Blockchain and crypto find use case in community powered weather forecasting

Published at: Sept. 7, 2022

Blockchain and crypto are coming to a local weather station near you - or at least that’s what one group of Athens-based engineers is trying to accomplish. WeatherXM is using a combination of blockchain-based data verification with crypto incentives to get people worldwide to capture their local weather data for more accurate forecasting.

Cointelegraph sat down with WeatherXM co-founders, CEO Manolis Nikiforakis and chief technology officer Nikos Tsiligaridis for an interview in Athens, Greece. They talked about how Web3 tools provide the best solution to the lack of quality and the quantity of available weather data.

The company is deploying a new infrastructure of community-powered weather stations built with blockchain-based oracle hardware. It creates smart contracts of information gathered from localized weather stations, from which decentralized weather data is produced. The smart contracts verify both the location of the station and the nonfungibility of data collected from the location. 

“Then we monetize those services and put the value back into the original people who created the data in the first place, which are the weather station owners, who we call weather miners,” says Nikiforakis.

The native utility tokens of the network are WXM and Data Credits (DC).

“Using the crypto incentives, we have transparent and fair mechanisms that will make sure that once value is produced and obtained by a third party, it will circulate back to the community.”

According to the co-founders, the project includes both weather enthusiasts and those with a more tech-savvy background.

Currently over 700 weather stations are set up around the world from the United States and Europe to as far east as Vietnam.
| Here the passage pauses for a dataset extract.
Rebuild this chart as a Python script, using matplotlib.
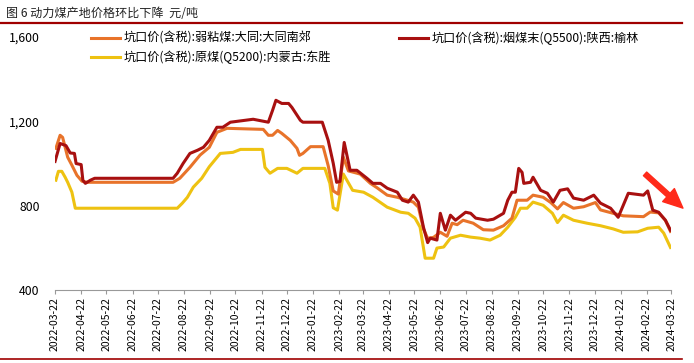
import pandas as pd
import numpy as np
import matplotlib
matplotlib.use('Agg')
import matplotlib.pyplot as plt
import matplotlib.dates as mdates
import matplotlib.ticker as mticker

plt.rcParams['font.family'] = ['Noto Sans CJK SC', 'DejaVu Sans']

# 坑口价(含税):烟煤末(Q5500):陕西:榆林
red_dates = ['2022-03-22', '2022-03-28', '2022-04-04', '2022-04-09', '2022-04-14', '2022-04-16',
             '2022-04-22', '2022-04-24', '2022-04-27', '2022-05-03', '2022-05-08', '2022-08-09',
             '2022-08-14', '2022-08-21', '2022-08-29', '2022-09-07', '2022-09-14', '2022-09-21',
             '2022-09-30', '2022-10-07', '2022-10-16', '2022-11-12', '2022-11-30', '2022-12-05',
             '2022-12-09', '2022-12-16', '2022-12-24', '2022-12-28', '2023-01-07', '2023-01-10',
             '2023-02-02', '2023-02-09', '2023-02-15', '2023-02-19', '2023-02-23', '2023-02-28',
             '2023-03-07', '2023-03-15', '2023-03-27', '2023-04-03', '2023-04-12', '2023-04-20',
             '2023-05-02', '2023-05-08', '2023-05-15', '2023-05-21', '2023-05-27', '2023-06-02',
             '2023-06-07', '2023-06-10', '2023-06-18', '2023-06-22', '2023-06-28', '2023-07-04',
             '2023-07-10', '2023-07-22', '2023-07-28', '2023-08-03', '2023-08-17', '2023-08-24',
             '2023-09-05', '2023-09-10', '2023-09-15', '2023-09-19', '2023-09-23', '2023-09-27',
             '2023-09-29', '2023-10-07', '2023-10-10', '2023-10-19', '2023-10-27', '2023-11-03',
             '2023-11-11', '2023-11-20', '2023-11-27', '2023-12-09', '2023-12-21', '2023-12-29',
             '2024-01-10', '2024-01-19', '2024-01-31', '2024-02-18', '2024-02-23', '2024-02-29',
             '2024-03-07', '2024-03-15', '2024-03-21']
red_vals = [1010, 1095, 1085, 1050, 1048, 1000, 995, 921, 906, 921, 930, 930,
            954, 1001, 1048, 1063, 1077, 1110, 1172, 1172, 1196, 1210, 1196, 1252,
            1300, 1285, 1285, 1266, 1205, 1196, 1196, 1110, 1001, 911, 915, 1100,
            968, 968, 930, 906, 906, 883, 864, 826, 817, 850, 817, 698,
            625, 646, 637, 764, 684, 755, 731, 769, 764, 741, 731, 736,
            764, 826, 864, 864, 977, 958, 906, 911, 935, 873, 859, 817,
            873, 880, 836, 826, 850, 812, 788, 745, 859, 850, 870, 779,
            769, 731, 684]

# 坑口价(含税):弱粘煤:大同:大同南郊
orange_dates = ['2022-03-23', '2022-03-28', '2022-03-31', '2022-04-06', '2022-04-11', '2022-04-17',
                '2022-04-23', '2022-04-29', '2022-08-09', '2022-08-17', '2022-08-29', '2022-09-10',
                '2022-09-21', '2022-09-30', '2022-10-12', '2022-11-24', '2022-11-30', '2022-12-05',
                '2022-12-11', '2022-12-16', '2022-12-26', '2023-01-03', '2023-01-06', '2023-01-10',
                '2023-01-19', '2023-02-03', '2023-02-09', '2023-02-15', '2023-02-21', '2023-02-27',
                '2023-03-05', '2023-03-19', '2023-03-31', '2023-04-08', '2023-04-20', '2023-05-02',
                '2023-05-14', '2023-05-21', '2023-05-27', '2023-06-02', '2023-06-07', '2023-06-14',
                '2023-06-22', '2023-06-30', '2023-07-06', '2023-07-12', '2023-07-19', '2023-07-31',
                '2023-08-12', '2023-08-24', '2023-09-05', '2023-09-15', '2023-09-21', '2023-10-03',
                '2023-10-10', '2023-10-22', '2023-10-31', '2023-11-08', '2023-11-15', '2023-11-27',
                '2023-12-09', '2023-12-23', '2023-12-29', '2024-01-13', '2024-01-25', '2024-02-18',
                '2024-02-26', '2024-03-07', '2024-03-15', '2024-03-21']
orange_vals = [1072, 1134, 1124, 1030, 992, 944, 916, 911, 911, 930, 982, 1040,
               1077, 1148, 1167, 1162, 1134, 1134, 1157, 1143, 1110, 1072, 1039, 1048,
               1080, 1080, 990, 870, 855, 1030, 965, 950, 906, 885, 850, 840,
               826, 817, 793, 690, 645, 650, 674, 655, 717, 710, 731, 717,
               686, 684, 705, 741, 826, 826, 850, 840, 815, 785, 815, 788,
               795, 815, 780, 764, 752, 748, 770, 766, 731, 678]

# 坑口价(含税):原煤(Q5200):内蒙古:东胜
yellow_dates = ['2022-03-23', '2022-03-26', '2022-03-30', '2022-04-03', '2022-04-06', '2022-04-11',
                '2022-04-15', '2022-08-14', '2022-08-20', '2022-08-26', '2022-09-02', '2022-09-12',
                '2022-09-21', '2022-10-04', '2022-10-19', '2022-10-28', '2022-11-23', '2022-11-26',
                '2022-12-02', '2022-12-11', '2022-12-22', '2023-01-03', '2023-01-10', '2023-02-05',
                '2023-02-11', '2023-02-15', '2023-02-20', '2023-02-27', '2023-03-10', '2023-03-23',
                '2023-04-03', '2023-04-20', '2023-05-06', '2023-05-15', '2023-05-23', '2023-05-29',
                '2023-06-04', '2023-06-14', '2023-06-18', '2023-06-26', '2023-07-04', '2023-07-16',
                '2023-07-28', '2023-08-08', '2023-08-20', '2023-09-01', '2023-09-10', '2023-09-19',
                '2023-09-25', '2023-10-03', '2023-10-10', '2023-10-22', '2023-11-02', '2023-11-08',
                '2023-11-15', '2023-11-27', '2023-12-13', '2023-12-29', '2024-01-13', '2024-01-25',
                '2024-02-11', '2024-02-23', '2024-03-07', '2024-03-13', '2024-03-21']
yellow_vals = [921, 963, 963, 935, 911, 864, 788, 788, 812, 840, 888, 930,
               985, 1048, 1053, 1067, 1067, 982, 954, 977, 977, 954, 977, 977,
               906, 790, 779, 950, 873, 864, 840, 793, 769, 764, 741, 698,
               551, 551, 599, 604, 646, 660, 651, 646, 637, 660, 698, 745,
               788, 788, 817, 802, 764, 720, 755, 731, 717, 705, 690, 674,
               676, 693, 698, 670, 602]

labels = ['坑口价(含税):弱粘煤:大同:大同南郊',
          '坑口价(含税):烟煤末(Q5500):陕西:榆林',
          '坑口价(含税):原煤(Q5200):内蒙古:东胜']
tick_dates = pd.date_range('2022-03-01', '2024-03-01', freq='MS') + pd.Timedelta(days=21)
yticks = [400, 800, 1200, 1600]

fig = plt.figure(figsize=(6.94, 3.63), dpi=100)
ax = fig.add_axes([0.0793, 0.201, 0.888, 0.697])

l_or, = ax.plot(pd.to_datetime(orange_dates), orange_vals, color='#E8732A', lw=2.2, label=labels[0])
l_red, = ax.plot(pd.to_datetime(red_dates), red_vals, color='#A81010', lw=2.2, label=labels[1])
l_ye, = ax.plot(pd.to_datetime(yellow_dates), yellow_vals, color='#EEC211', lw=2.2, label=labels[2])
l_red.set_zorder(3)
l_or.set_zorder(2.5)

ax.set_xlim(pd.Timestamp('2022-03-22'), pd.Timestamp('2024-03-22'))
ax.set_ylim(400, 1600)
ax.set_yticks(yticks)
ax.yaxis.set_major_formatter(mticker.FuncFormatter(lambda v, p: f'{int(v):,}'))
ax.set_xticks(tick_dates)
ax.xaxis.set_major_formatter(mdates.DateFormatter('%Y-%m-%d'))
ax.tick_params(axis='x', rotation=90, labelsize=7.5, length=3, color='#999999', pad=2)
ax.tick_params(axis='y', labelsize=8.8, length=0, pad=11)
for s in ['top', 'right', 'left']:
    ax.spines[s].set_visible(False)
ax.spines['bottom'].set_color('#999999')

ax.legend(handles=[l_or, l_ye, l_red], ncol=2, frameon=False, fontsize=8.7,
          loc='upper left', bbox_to_anchor=(0.04, 1.065), handlelength=2.4,
          columnspacing=5.65, labelspacing=0.45, handletextpad=0.3)

# title and the red rules
fig.text(0.008, 0.962, '图 6 动力煤产地价格环比下降  元/吨', fontsize=8.7, color='#222222',
         va='center', ha='left')
fig.add_artist(plt.Line2D([0, 0.982], [0.937, 0.937], color='#A00000', lw=1.6))
fig.add_artist(plt.Line2D([0, 0.982], [0.012, 0.012], color='#A00000', lw=1.2))

# red arrow
fig.add_artist(matplotlib.patches.FancyArrowPatch(
    (643 / 694, 1 - 172 / 363), (685 / 694, 1 - 210 / 363), transform=fig.transFigure,
    arrowstyle='simple,head_length=1.0,head_width=0.9,tail_width=0.25',
    mutation_scale=14, color='#FF2A1A'))

fig.savefig('out.png', dpi=100)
Nikiforakis says within the next few months at least another 2,000 will be shipped out for users to start collecting data.

The creators of WeatherXM say decentralization is inherent to the project. By allowing individuals to deploy their own stations in a given location it creates a “by the people for the people” - type approach to weather data collection, rather than a major centralized enterprise.

“The more dispersed the decentralized weather community is, the better it is for the general accuracy of weather data collection and for providing data on locations with little to no known data.”

The developers incentivize weather miners through rewards based on location and data quality. Rarer the locations and proper installations of weather stations (i.e., away from asphalt, not under an awning) reap higher token rewards.

Though, due to the stations needing an active connection to the internet, rural stations are even more rare. 

Related: How blockchain can open up energy markets: EU DLT expert explains

Roughly one-third of the global economic activity is highly weather-sensitive, such as international trade and shipping and the agriculture industry. For ordinary people knowing the weather might affect clothing choices. Though for businesses, it has a major impact on the ability to waste or save resources.

“There's a whole industry that deals with weather data from an insurance point of view,” says Nikiforakis, adding:

“This means our infrastructure can enable weather insurance smart contracts in the future in ways that traditional weather forecasts or weather networks today cannot.”

These types of blockchain-based solutions will be important in developing regions that rely heavily on weather-sensitive economic activity. For example, in Africa, 44% of the working population in 2020 had agriculture-related employment.

WeatherXM has used its collected weather data to service extensive operations like the Athens International Airport and a major regional telecom provider, the team said.